Our talk is on this thread:
20190624102209.ngwtosgr5fvp3ler@willie-the-truck/T/#m92396a2f238c9eece660cdc0f275e787531d4ec1">https://lore.kernel.org/linux-arm-kernel/20190624102209.ngwtosgr5fvp3ler@willie-the-truck/T/#m92396a2f238c9eece660cdc0f275e787531d4ec1

>
> On Mon, Jun 24, 2019 at 12:04:29AM +0800, guoren@xxxxxxxxxx wrote:
> > From: Guo Ren <ren_guo@xxxxxxxxx>
> >
> > The hardware threads of one core could share the same TLB for SMT+SMP
> > system.

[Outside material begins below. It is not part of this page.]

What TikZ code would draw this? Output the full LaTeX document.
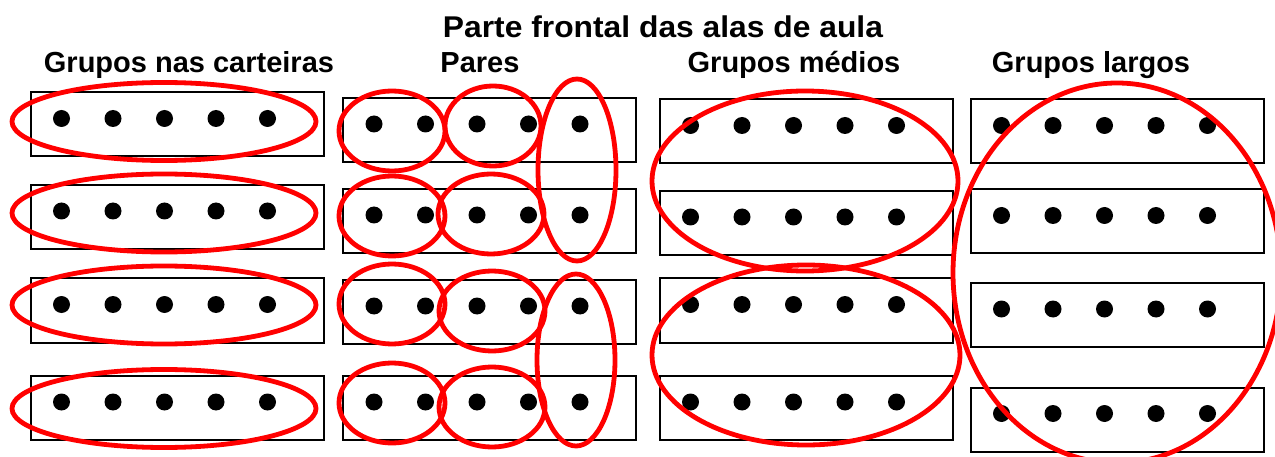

Assume hardware threads number sequence like this:
> >
> > | 0 1 2 3 | 4 5 6 7 | 8 9 a b | c d e f |
> > core1 core2 core3 core4
>
> Given this is the Linux logical CPU ID rather than a physical CPU ID,
> this assumption is not valid. For example, CPUs may be renumbered across
> kexec.
>
> Even if this were a physical CPU ID, this doesn't hold on arm64 (e.g.
> due to big.LITTLE).
That's ok for csky, C-SKY smp logical CPU ID is the same with physical one.

>
> > Current algorithm seems is correct for SMT+SMP, but it'll give some
> > duplicate local_tlb_flush. Because one hardware threads local_tlb_flush
> > will also flush other hardware threads' TLB entry in one core TLB.
>
> Does any architecture specification mandate that behaviour?
>
> That isn't true for arm64, I have no idea whether RISC-V mandates that,
> and as below it seems this is irrelevant on C-SKY.
Harts in one core share the same tlb and I think one hart flushing tlb will also
affect on other harts in the same core. So we just need one tlb flush for one
core.

>
> > So we can use bitmap to reduce local_tlb_flush for SMT.
> >
> > C-SKY cores don't support SMT and the patch is no benefit for C-SKY.
>
> As above, this patch is very confusing -- if this doesn't benefit C-SKY,
> why modify the C-SKY code?
Ditto, it's for Catalin's question and this patch compiled for csky.

Best Regards
Guo Ren